## GIVEN INSTRUCTION
Reproduce the listing below exactly, beginning with its first line and ending with the line that holds "Chart.register(...registerables);"; pictures are not part of the copy.

## SOURCE DATA

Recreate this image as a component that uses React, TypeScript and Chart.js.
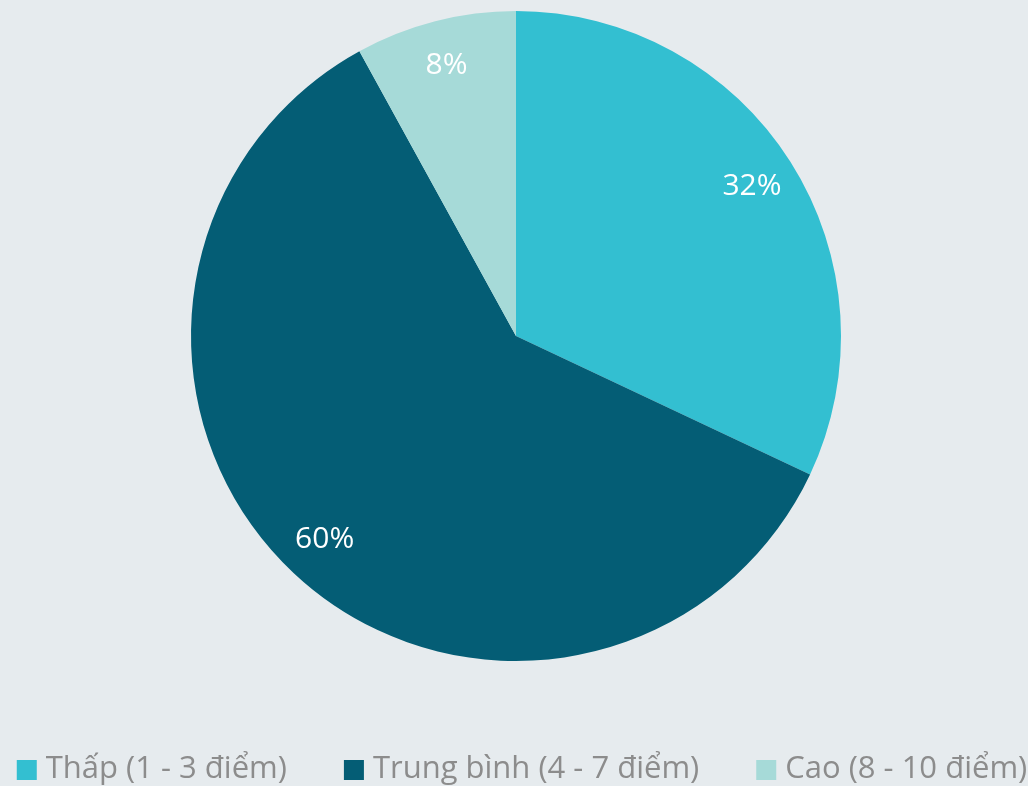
import React, { useEffect, useRef } from "react";
import { Chart, registerables } from "chart.js";

Chart.register(...registerables);

const categories = ["Thấp (1 - 3 điểm)", "Trung bình (4 - 7 điểm)", "Cao (8 - 10 điểm)"];
const values = [32, 60, 8];
const colors = ["#33bfd1", "#045d75", "#a6dad8"];

const FONT = "'Open Sans', 'Noto Sans', sans-serif";

const pctLabels = {
  id: "pctLabels",
  afterDatasetsDraw(chart: any) {
    const ctx = chart.ctx;
    const meta = chart.getDatasetMeta(0);
    const total = values.reduce((a, b) => a + b, 0);
    ctx.save();
    ctx.fillStyle = "#ffffff";
    ctx.font = `30px ${FONT}`;
    ctx.textAlign = "center";
    ctx.textBaseline = "middle";
    meta.data.forEach((arc: any, i: number) => {
      const p = arc.getProps(["x", "y", "startAngle", "endAngle", "outerRadius"], true);
      const mid = (p.startAngle + p.endAngle) / 2;
      const r = p.outerRadius * 0.86;
      const x = p.x + Math.cos(mid) * r;
      const y = p.y + Math.sin(mid) * r;
      ctx.fillText(Math.round((values[i] / total) * 100) + "%", x, y);
    });
    ctx.restore();
  },
};

const bottomLegend = {
  id: "bottomLegend",
  afterDraw(chart: any) {
    const ctx = chart.ctx;
    const labels: string[] = chart.data.labels;
    const bg: string[] = chart.data.datasets[0].backgroundColor;
    ctx.save();
    ctx.font = `31px ${FONT}`;
    ctx.textBaseline = "middle";
    ctx.textAlign = "left";
    const box = 20;
    const gapBox = 9;
    const gapItem = 57;
    const widths = labels.map((l) => ctx.measureText(l).width);
    const total = widths.reduce((a, w) => a + box + gapBox + w, 0) + gapItem * (labels.length - 1);
    let x = 522 - total / 2;
    const cy = 770;
    labels.forEach((l, i) => {
      ctx.fillStyle = bg[i];
      ctx.fillRect(x, cy - box / 2, box, box);
      ctx.fillStyle = "#8c8c8c";
      ctx.fillText(l, x + box + gapBox, cy - 1);
      x += box + gapBox + widths[i] + gapItem;
    });
    ctx.restore();
  },
};

export default function App() {
  const ref = useRef<HTMLCanvasElement>(null);
  useEffect(() => {
    document.body.style.margin = "0";
    const chart = new Chart(ref.current!, {
      type: "pie",
      data: {
        labels: categories,
        datasets: [{ data: values, backgroundColor: colors, borderWidth: 0 }],
      },
      options: {
        animation: false,
        responsive: false,
        maintainAspectRatio: false,
        layout: { padding: { top: 11, bottom: 125, left: 4, right: 0 } },
        plugins: {
          tooltip: { enabled: false },
          legend: { display: false },
        },
      },
      plugins: [pctLabels, bottomLegend],
    });
    return () => chart.destroy();
  }, []);
  return (
    <div style={{ width: 1028, height: 786, background: "#e6ebee" }}>
      <canvas ref={ref} width={1028} height={786} style={{ display: "block" }} />
    </div>
  );
}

## CORRECT ANSWER
Recreate this image as a component that uses React, TypeScript and Chart.js.
import React, { useEffect, useRef } from "react";
import { Chart, registerables } from "chart.js";

Chart.register(...registerables);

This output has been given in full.